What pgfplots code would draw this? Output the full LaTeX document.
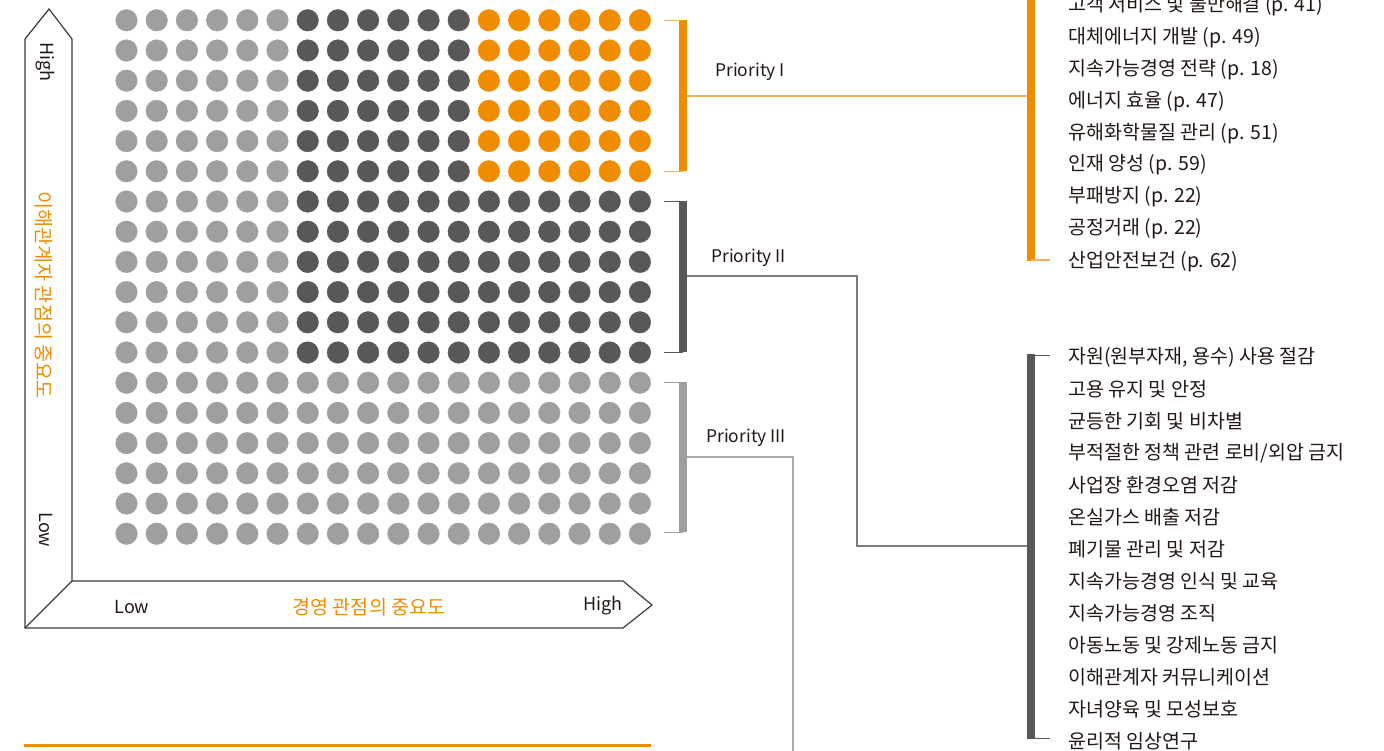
\documentclass[border=0pt]{standalone}
\usepackage{pgfplots}
\pgfplotsset{compat=1.18}
\usepackage{fontspec}
\setmainfont{Noto Sans CJK KR}
\definecolor{orng}{RGB}{240,140,0}
\definecolor{orngl}{RGB}{245,175,90}
\definecolor{dgray}{RGB}{89,87,87}
\definecolor{lgray}{RGB}{158,159,158}
\definecolor{cgray}{RGB}{125,125,125}
\definecolor{cgrayl}{RGB}{170,170,170}
\definecolor{txt}{RGB}{35,24,21}
\definecolor{frame}{RGB}{62,58,57}

\begin{document}
\begin{tikzpicture}
\useasboundingbox (0,0) rectangle (692pt,375pt);
\clip (0,0) rectangle (692pt,375pt);
% dot matrix: column / row index (row 1 at top)
\begin{axis}[scale only axis, width=692pt, height=375pt, hide axis,
    xmin=-3.1887, xmax=42.639, ymin=0.3278, ymax=25.162, y dir=reverse, clip=false]
\addplot[lgray, only marks, mark=*, mark size=5.4pt, mark options={line width=0.2pt}] coordinates {
(1,1) (2,1) (3,1) (4,1) (5,1) (6,1)
(1,2) (2,2) (3,2) (4,2) (5,2) (6,2)
(1,3) (2,3) (3,3) (4,3) (5,3) (6,3)
(1,4) (2,4) (3,4) (4,4) (5,4) (6,4)
(1,5) (2,5) (3,5) (4,5) (5,5) (6,5)
(1,6) (2,6) (3,6) (4,6) (5,6) (6,6)
(1,7) (2,7) (3,7) (4,7) (5,7) (6,7)
(1,8) (2,8) (3,8) (4,8) (5,8) (6,8)
(1,9) (2,9) (3,9) (4,9) (5,9) (6,9)
(1,10) (2,10) (3,10) (4,10) (5,10) (6,10)
(1,11) (2,11) (3,11) (4,11) (5,11) (6,11)
(1,12) (2,12) (3,12) (4,12) (5,12) (6,12)
(1,13) (2,13) (3,13) (4,13) (5,13) (6,13) (7,13) (8,13) (9,13) (10,13) (11,13) (12,13) (13,13) (14,13) (15,13) (16,13) (17,13) (18,13)
(1,14) (2,14) (3,14) (4,14) (5,14) (6,14) (7,14) (8,14) (9,14) (10,14) (11,14) (12,14) (13,14) (14,14) (15,14) (16,14) (17,14) (18,14)
(1,15) (2,15) (3,15) (4,15) (5,15) (6,15) (7,15) (8,15) (9,15) (10,15) (11,15) (12,15) (13,15) (14,15) (15,15) (16,15) (17,15) (18,15)
(1,16) (2,16) (3,16) (4,16) (5,16) (6,16) (7,16) (8,16) (9,16) (10,16) (11,16) (12,16) (13,16) (14,16) (15,16) (16,16) (17,16) (18,16)
(1,17) (2,17) (3,17) (4,17) (5,17) (6,17) (7,17) (8,17) (9,17) (10,17) (11,17) (12,17) (13,17) (14,17) (15,17) (16,17) (17,17) (18,17)
(1,18) (2,18) (3,18) (4,18) (5,18) (6,18) (7,18) (8,18) (9,18) (10,18) (11,18) (12,18) (13,18) (14,18) (15,18) (16,18) (17,18) (18,18)
};
\addplot[dgray, only marks, mark=*, mark size=5.4pt, mark options={line width=0.2pt}] coordinates {
(7,1) (8,1) (9,1) (10,1) (11,1) (12,1)
(7,2) (8,2) (9,2) (10,2) (11,2) (12,2)
(7,3) (8,3) (9,3) (10,3) (11,3) (12,3)
(7,4) (8,4) (9,4) (10,4) (11,4) (12,4)
(7,5) (8,5) (9,5) (10,5) (11,5) (12,5)
(7,6) (8,6) (9,6) (10,6) (11,6) (12,6)
(7,7) (8,7) (9,7) (10,7) (11,7) (12,7) (13,7) (14,7) (15,7) (16,7) (17,7) (18,7)
(7,8) (8,8) (9,8) (10,8) (11,8) (12,8) (13,8) (14,8) (15,8) (16,8) (17,8) (18,8)
(7,9) (8,9) (9,9) (10,9) (11,9) (12,9) (13,9) (14,9) (15,9) (16,9) (17,9) (18,9)
(7,10) (8,10) (9,10) (10,10) (11,10) (12,10) (13,10) (14,10) (15,10) (16,10) (17,10) (18,10)
(7,11) (8,11) (9,11) (10,11) (11,11) (12,11) (13,11) (14,11) (15,11) (16,11) (17,11) (18,11)
(7,12) (8,12) (9,12) (10,12) (11,12) (12,12) (13,12) (14,12) (15,12) (16,12) (17,12) (18,12)
};
\addplot[orng, only marks, mark=*, mark size=5.4pt, mark options={line width=0.2pt}] coordinates {
(13,1) (14,1) (15,1) (16,1) (17,1) (18,1)
(13,2) (14,2) (15,2) (16,2) (17,2) (18,2)
(13,3) (14,3) (15,3) (16,3) (17,3) (18,3)
(13,4) (14,4) (15,4) (16,4) (17,4) (18,4)
(13,5) (14,5) (15,5) (16,5) (17,5) (18,5)
(13,6) (14,6) (15,6) (16,6) (17,6) (18,6)
};
\end{axis}
% frame, brackets and labels in pixel units (y downwards)
\begin{axis}[scale only axis, width=692pt, height=375pt, hide axis,
    xmin=0, xmax=1384, ymin=0, ymax=750, y dir=reverse, clip=false]
\draw[frame, line width=0.6pt] (25,628) -- (25,39) -- (49,9) -- (72,39) -- (72,581)
  -- (623,581) -- (652,605) -- (623,628) -- cycle;
\draw[frame, line width=0.6pt] (72,581) -- (25,628);
\begin{scope}[every node/.style={font=\fontsize{9pt}{11pt}\selectfont, inner sep=0pt}]
\node[txt, rotate=-90] at (45,62) {High};
\node[txt, rotate=-90] at (46,530) {Low};
\node[txt] at (132,607) {Low};
\node[txt] at (603,606) {High};
\end{scope}
\begin{scope}[every node/.style={font=\fontsize{9.8pt}{11pt}\selectfont, inner sep=0pt}]
\node[orng, rotate=-90] at (44,295) {이해관계자 관점의 중요도};
\node[orng] at (369,607) {경영 관점의 중요도};
\end{scope}
% priority I
\fill[orng] (679,20) rectangle (687,171);
\draw[orngl, line width=0.5pt] (664,20) -- (683,20) (664,171) -- (683,171);
\draw[orngl, line width=0.6pt] (687,96) -- (1027,96);
\fill[orng] (1027,-10) rectangle (1035,261);
\draw[orngl, line width=0.6pt] (1031,260) -- (1050,260);
% priority II
\fill[dgray] (679,201) rectangle (687,352);
\draw[dgray, line width=0.5pt] (664,201) -- (683,201) (664,352) -- (683,352);
\draw[cgray, line width=0.6pt] (687,276) -- (857,276) -- (857,546) -- (1027,546);
\fill[dgray] (1027,354) rectangle (1035,739);
\draw[dgray, line width=0.5pt] (1031,355) -- (1050,355) (1031,738) -- (1050,738);
% priority III
\fill[lgray] (679,382) rectangle (687,532);
\draw[lgray, line width=0.5pt] (664,382) -- (683,382) (664,532) -- (683,532);
\draw[cgrayl, line width=0.6pt] (687,457) -- (793,457) -- (793,760);
% bottom rule
\draw[orng, line width=1.5pt] (24,745) -- (651,745);
\begin{scope}[every node/.style={txt, anchor=west, font=\fontsize{8.7pt}{10pt}\selectfont, inner sep=0pt}]
\node at (715,72) {Priority I};
\node at (711,258) {Priority II};
\node at (706,438) {Priority III};
\end{scope}
\begin{scope}[every node/.style={txt, anchor=west, font=\fontsize{9.75pt}{11pt}\selectfont, inner sep=0pt}]
\node at (1068,6) {고객 서비스 및 불만해결 (p. 41)};
\node at (1068,38) {대체에너지 개발 (p. 49)};
\node at (1068,70) {지속가능경영 전략 (p. 18)};
\node at (1068,102) {에너지 효율 (p. 47)};
\node at (1068,134) {유해화학물질 관리 (p. 51)};
\node at (1068,165) {인재 양성 (p. 59)};
\node at (1068,197) {부패방지 (p. 22)};
\node at (1068,229) {공정거래 (p. 22)};
\node at (1068,262) {산업안전보건 (p. 62)};
\node at (1068,357) {자원(원부자재, 용수) 사용 절감};
\node at (1068,389) {고용 유지 및 안정};
\node at (1068,421) {균등한 기회 및 비차별};
\node at (1068,453) {부적절한 정책 관련 로비/외압 금지};
\node at (1068,485) {사업장 환경오염 저감};
\node at (1068,517) {온실가스 배출 저감};
\node at (1068,549) {폐기물 관리 및 저감};
\node at (1068,581) {지속가능경영 인식 및 교육};
\node at (1068,613) {지속가능경영 조직};
\node at (1068,645) {아동노동 및 강제노동 금지};
\node at (1068,677) {이해관계자 커뮤니케이션};
\node at (1068,709) {자녀양육 및 모성보호};
\node at (1068,741) {윤리적 임상연구};
\end{scope}
\end{axis}
\end{tikzpicture}
\end{document}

····················

__Exercise description__. Extract, from the listing above, every line where the string "draw" occurs.

__Exercise response__.
What pgfplots code would draw this? Output the full LaTeX document.
\draw[frame, line width=0.6pt] (25,628) -- (25,39) -- (49,9) -- (72,39) -- (72,581)
\draw[frame, line width=0.6pt] (72,581) -- (25,628);
\draw[orngl, line width=0.5pt] (664,20) -- (683,20) (664,171) -- (683,171);
\draw[orngl, line width=0.6pt] (687,96) -- (1027,96);
\draw[orngl, line width=0.6pt] (1031,260) -- (1050,260);
\draw[dgray, line width=0.5pt] (664,201) -- (683,201) (664,352) -- (683,352);
\draw[cgray, line width=0.6pt] (687,276) -- (857,276) -- (857,546) -- (1027,546);
\draw[dgray, line width=0.5pt] (1031,355) -- (1050,355) (1031,738) -- (1050,738);
\draw[lgray, line width=0.5pt] (664,382) -- (683,382) (664,532) -- (683,532);
\draw[cgrayl, line width=0.6pt] (687,457) -- (793,457) -- (793,760);
\draw[orng, line width=1.5pt] (24,745) -- (651,745);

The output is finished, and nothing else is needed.